"El éxito se mide por el número de ojos que brillan a tu alrededor". Benjamin Zander
Todos vimos volar alguna vez a Michael Jordan. No fue un deportista normal. Empezó siendo un especialista en mates prodigiosos y triples imposibles y acabó convertido en aviador de sí mismo: Jordan Airlines. Michael creía que del cielo llovía café y triples, así que volaba para evitar que se evaporasen las canastas milagrosas. Phil Jackson mandaba jugada y Jordan lo traducía en anillos de leyenda. No discutimos si Magic, Larry o Kareem fueron grandes, grandísimos, gigantes míticos, porque eso no admite debate. Lo fueron. Simplemente, en el básket hubo un antes y un después de Michael, el aviador de los sueños ajenos.
Y así estamos en el fútbol. Ocurre que la película aún no ha terminado y los meditabundos dudan, pero la película ya está tan avanzada que empezamos a saber lo que diremos cuando seamos mayores: que en el fútbol hubo un Antes de Messi y un Después de Messi. Esta certeza no genera demérito alguno para Don Alfredo, ni para el Rey Edson, ni para el gran Flaco, ni para el Dios Diego. Ellos fueron genios que ningún lápiz de colores podrá borrar ni maquillar jamás. Ídolos descomunales, dominadores aplastantes en su momento, perfectamente compatibles con esta otra realidad: AdM y DdM, las dos etapas del mundo del balón.
Empezó siendo un regateador, trocó en goleador y asistente y va camino de futbolista total. Cuando niño era un jugador de gambeta. El ‘chupón de barrio’ en precisa definición del amigo Moñino. Más que atado al pie, llevaba el balón dentro de la bota, según advirtió una noche de luna clara el escritor Don Eduardo Galeano. Por aquellos entonces, cuando las lesiones le torturaban, haciendo dudar del porvenir, Leo era un prodigio del espacio reducido, del quiebro y rotura de cinturas, del regate interminable. Schuster y el Getafe pueden certificarlo. Su asignatura pendiente era el gol, pues cabía pensar que había mucho ruido en sus driblings para tan pocas nueces.
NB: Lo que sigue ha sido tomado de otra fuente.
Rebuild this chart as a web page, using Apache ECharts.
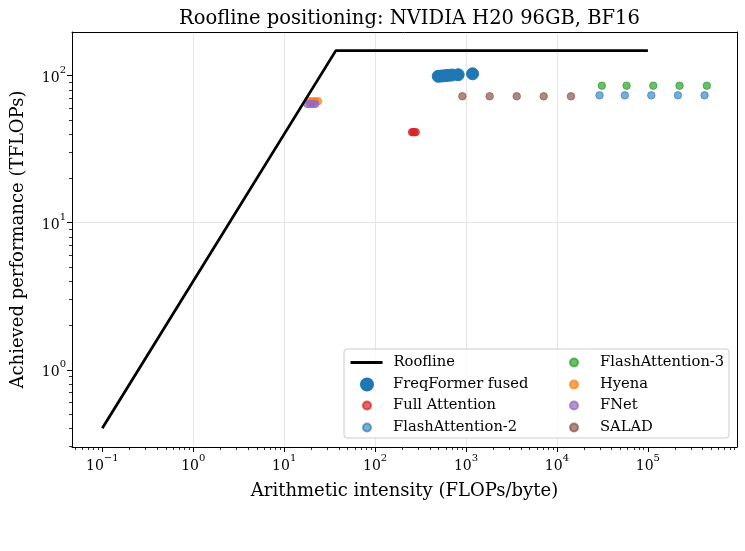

El 21 de marzo de 2007, es decir, hace cinco años y algun día, Messi declaró: “Ya era hora de que empezara a meter goles. Tengo que mejorar mucho esta faceta”. Hacía pocas jornadas que había marcado un hat trick al Real Madrid de Capello en aquella Liga del goal average. Messi no era ni siquiera máximo goleador del equipo: Ronaldinho consiguió 23 goles. Leo, 14 en toda la Liga. Ahora los suma en apenas tres partidos.
Guardiola le dijo en verano de 2008 que cambiaría eso y le haría goleador. Antes de Pep, promediaba 19-20 goles por curso. Con Pep se fue primero a los 40, después a los 50 y acaba de romper todos los techos. Pero ya va a por otra cosa. Si primero fue regateador y, después, goleador y asistente, ahora ha entrado en la tercera fase: la del futbolista completo que domina la escena entera. Este es su nuevo reto una vez coronado como rey de los goles: ahora quiere que su entrenador le convierta en emperador del juego total.
Cuando le vemos caminar por la pradera, como ajeno a cuanto le rodea, está rumiando su siguiente contribución al colectivo. De ahí que se le advierta en ocasiones al costado del mediocentro, como si le correspondiesen funciones de arquitecto iniciático del juego posicional; o asociándose pausadamente con sus interiores para facilitar el avance grupal hacia zonas más calientes. En este nuevo nivel, Messi empieza a saber qué decisión corresponde a cada momento procesal: cuándo correr, cuándo asistir, cuándo sentenciar y cuándo caminar para esperar el momento del zarpazo. Leo también es un aviador de sí mismo. El Jordan de las tierras bajas.